Arrival Haiti

Arrival Haiti

Landed in Port au Prince about 1:15.  It was loud and bustling…and hot and humid.  The sounds of a steel drum group incessantly played the same 30 second rift over and over and over again.  I walked up to pay the $10 to enter Haiti.  The choice was Euro, US dollar or Canadian dollar…I chose to use Canadian, of course.  I handed the woman two fives and she asked me for my passport.  I reached down, retrieved it and handed it to her.  “That will be $10” she said.  “But I already gave it to you” I replied.  “That will be $10” she said again.  I replied again, “I already gave it to you, the two blue plastic sheets, that was two fives.”  Without blinking she handed me a receipt and I move on to Immigration.   Hopefully that would be easier.  It was, without so much as a second look my papers were stamped and I was heading around past the load thrum of the band towards baggage claim.

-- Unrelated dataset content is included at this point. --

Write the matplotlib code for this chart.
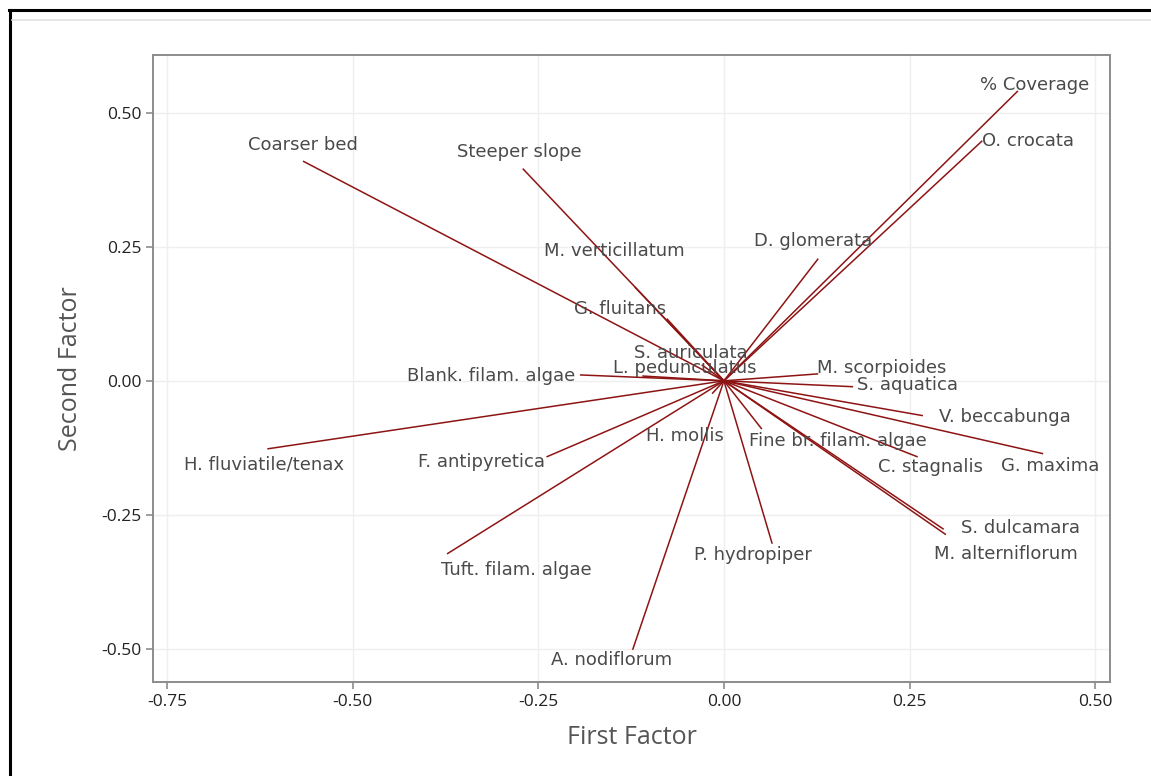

Baggage claim was a zoo, people pushing and crowded together in a small space.  A large number of men in red vests kept asking to help find my luggage for a “gratitude.”  “Non merci,” I kept saying.  Grabbing our bags another board member and I waited for the rest of our group to arrive in two hours.  The steel band playe the same piece over and over, like a Caribbean Ground Hog Day!

I struck up a conversation with this fellow who was waiting for Air Tran.  Turns out he had Haitian, US and French citizenship.  He grew up in Greeenwich CT, about 45 min from where I did and he had served in the Green Berets.  It was interesting speaking to him and his perspective is that Haiti is improving, “its beginning to enforce the codes and laws” he said.  When the rest of my group arrived we headed out led by a group of men who were asking if we were part of Outreach.  “No I dont need help rolling my bag” we all kept saying over and over.  But they were insistent  and relentless at “helping.” Eventually I Let one fellow push my bag the last 10 feet. You couldn ‘t fault them, they probably had families to feed and this was the only way to put food on the table.

We hopped in Toyota Land Rover for the bumpy 45 minute ride over uneven road, rutted dirt road and gravel road. Up and around, back and forth, hit the horn, swerve to avoid traffic, pull out in front of traffic.  Good think I only had half a protein bar for lunch.  I remembered doing this last time alone, with fires burning in 55 gallon drums and illicit sales occurring all around. This seemed a bit more pleasant. We eventually pulled up in front of the gate at the Mission House and entered to greet the staff and rest of the board.  We caught up with each other and with Fr. Frank, the resident priest at the house.

Lack of sleep soon claimed me and since tomorrow is full I am turning in.